Anche Matenin, 40 anni, dalla Costa d’Avorio, ha un po’ di esperienza acquisita assistendo sua suocera quando era stata ricoverata. “È un lavoro da scoprire”, dice. “Sono entusiasta di imparare, ma ho anche paura. Ci sono tanti pregiudizi, tanto razzismo: lo viviamo ogni giorno, sull’autobus, al supermercato, per strada. Ho paura di sbagliare e poi di essere accusata”. Blessing, nigeriana, 31 anni, è d’accordo: “Si dice che i neri rubano, che sono violenti. Ci sono persone che non vogliono essere toccate dai neri, e questo lavoro si basa proprio sul contatto. Ecco perché sono importanti queste lezioni che ci insegnano qual è il modo giusto di interagire”.

Le emozioni e la relazione sono concetti centrali: “La cura è alla base di questo lavoro: puoi avere tutte le tecniche di questo mondo, ma se non c’è la relazione manca tutto”, spiega Antonello Mazzuca. “Le complessità sono tante: in queste lezioni affrontiamo anche dei temi tabù. Ad esempio, se decidi di fare questo mestiere, sai che dovrai toccare le parti intime di un’altra persona. Non tutti all’inizio sono pronti a farlo: ecco perché cerchiamo di abbattere i pregiudizi e spiegare che siamo professionisti, fa parte del nostro lavoro”.

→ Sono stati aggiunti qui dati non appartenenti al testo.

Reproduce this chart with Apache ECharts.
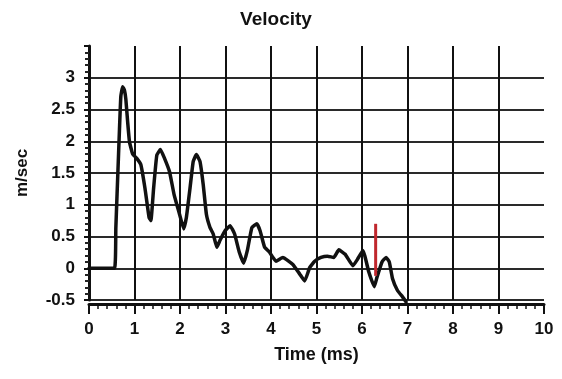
<!DOCTYPE html>
<html>
<head>
<meta charset="utf-8">
<script src="https://cdn.jsdelivr.net/npm/echarts@6/dist/echarts.min.js"></script>
<style>html,body{margin:0;padding:0;background:#fff;}#c{width:562px;height:379px;}</style>
</head>
<body>
<div id="c"></div>
<script>
var timeMs = [0, 0.56, 0.59, 0.63, 0.67, 0.7, 0.74, 0.78, 0.81, 0.85, 0.89, 0.96, 1.05, 1.14, 1.23, 1.32, 1.36, 1.42, 1.49, 1.57, 1.66, 1.77, 1.87, 1.99, 2.08, 2.14, 2.22, 2.29, 2.36, 2.44, 2.51, 2.58, 2.66, 2.73, 2.81, 2.88, 2.99, 3.1, 3.2, 3.3, 3.4, 3.48, 3.58, 3.69, 3.76, 3.86, 3.96, 4.11, 4.26, 4.48, 4.63, 4.74, 4.85, 4.96, 5.1, 5.24, 5.38, 5.49, 5.63, 5.8, 5.9, 6.02, 6.15, 6.27, 6.33, 6.44, 6.53, 6.6, 6.67, 6.78, 6.89, 6.97];
var velocity = [0, 0, 0.64, 1.42, 2.19, 2.71, 2.86, 2.8, 2.66, 2.3, 1.99, 1.8, 1.73, 1.63, 1.26, 0.8, 0.75, 1.26, 1.78, 1.87, 1.73, 1.52, 1.16, 0.85, 0.62, 0.8, 1.26, 1.68, 1.79, 1.68, 1.32, 0.85, 0.64, 0.54, 0.33, 0.44, 0.59, 0.67, 0.54, 0.26, 0.08, 0.28, 0.64, 0.7, 0.59, 0.33, 0.26, 0.11, 0.17, 0.06, -0.09, -0.2, 0.01, 0.11, 0.17, 0.19, 0.17, 0.29, 0.22, 0.04, 0.14, 0.28, -0.06, -0.29, -0.14, 0.1, 0.17, 0.1, -0.16, -0.35, -0.45, -0.53];
var markerTime = [6.3, 6.3];
var markerVel = [0.7, -0.12];
var xTicks = [0, 1, 2, 3, 4, 5, 6, 7, 8, 9, 10];
var yTicks = [-0.5, 0, 0.5, 1, 1.5, 2, 2.5, 3, 3.5];

var curve = timeMs.map(function (t, i) { return [t, velocity[i]]; });
var marker = markerTime.map(function (t, i) { return [t, markerVel[i]]; });

var font = 'Liberation Sans, Arial, sans-serif';
var hColors = yTicks.map(function (v, i) { return i === yTicks.length - 1 ? 'rgba(0,0,0,0)' : '#2a2a2a'; });
var vColors = xTicks.map(function (v, i) { return (i === 0 || i === xTicks.length - 1) ? 'rgba(0,0,0,0)' : '#111'; });

var chart = echarts.init(document.getElementById('c'), null, {renderer: 'canvas'});
chart.setOption({
  animation: false,
  backgroundColor: '#fff',
  title: {
    text: 'Velocity',
    left: 271, top: 5, textAlign: 'center',
    textStyle: {fontFamily: font, fontSize: 19, fontWeight: 'bold', color: '#111'}
  },
  grid: {left: 89, right: 18, top: 46, bottom: 79, containLabel: false},
  xAxis: {
    type: 'value', min: xTicks[0], max: xTicks[xTicks.length - 1], interval: 1,
    offset: 4,
    name: 'Time (ms)', nameLocation: 'middle', nameGap: 42,
    nameTextStyle: {fontFamily: font, fontSize: 18, fontWeight: 'bold', color: '#111'},
    axisLine: {show: true, onZero: false, lineStyle: {color: '#111', width: 3}},
    axisTick: {show: true, length: 10, lineStyle: {color: '#111', width: 2}},
    minorTick: {show: true, splitNumber: 5, length: 5, lineStyle: {color: '#111', width: 1.5}},
    axisLabel: {margin: 17, fontFamily: font, fontSize: 17, fontWeight: 'bold', color: '#111'},
    splitLine: {show: true, lineStyle: {color: vColors, width: 2}}
  },
  yAxis: {
    type: 'value', min: yTicks[0], max: yTicks[yTicks.length - 1], interval: 0.5,
    name: 'm/sec', nameLocation: 'middle', nameGap: 58,
    nameTextStyle: {fontFamily: font, fontSize: 17, fontWeight: 'bold', color: '#111'},
    axisLine: {show: true, lineStyle: {color: '#111', width: 3}},
    axisTick: {show: true, length: 5, lineStyle: {color: '#111', width: 2}},
    minorTick: {show: true, splitNumber: 5, length: 4, lineStyle: {color: '#222', width: 2}},
    axisLabel: {
      margin: 14, fontFamily: font, fontSize: 17, fontWeight: 'bold', color: '#111',
      showMaxLabel: false,
      formatter: function (v) { return String(Math.round(v * 10) / 10); }
    },
    splitLine: {show: true, lineStyle: {color: hColors, width: 2}}
  },
  series: [
    {
      type: 'line', data: curve, showSymbol: false, smooth: 0.12, clip: false,
      lineStyle: {color: '#111', width: 3.5, join: 'round', cap: 'round'}, z: 3
    },
    {
      type: 'line', data: marker, showSymbol: false, clip: false,
      lineStyle: {color: '#c0272d', width: 3}, z: 4
    }
  ]
});
</script>
</body>
</html>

Questo è il primo corso per assistenti familiari ideato e strutturato direttamente dal team del progetto SAI insieme ad ASP Città di Bologna. “A partire dai bisogni formativi dei beneficiari presi in carico dal progetto, la mia équipe si occupa di scegliere quali corsi di formazione proporre”, spiega Nicola Cameruccio di coop. Lai-momo, uno dei coordinatori dell’area formazione e lavoro del progetto SAI. “In questo caso le partecipanti sono tutte donne, anche se il corso era aperto a tutti: le figure maschili sono più ricercate ma più rare, per cultura c’è ancora uno stereotipo”. Finita la formazione, il team del progetto SAI aiuterà le beneficiarie a cercare un impiego, possibilmente nel settore nel quale si sono formate. “Il lavoro dell’assistente familiare può sembrare semplice, ma occorre tanta preparazione per farlo al meglio”, conclude Cameruccio. “Queste donne usciranno da questo percorso con tante competenze in più: competenze tecniche, ma soprattutto umane e relazionali”.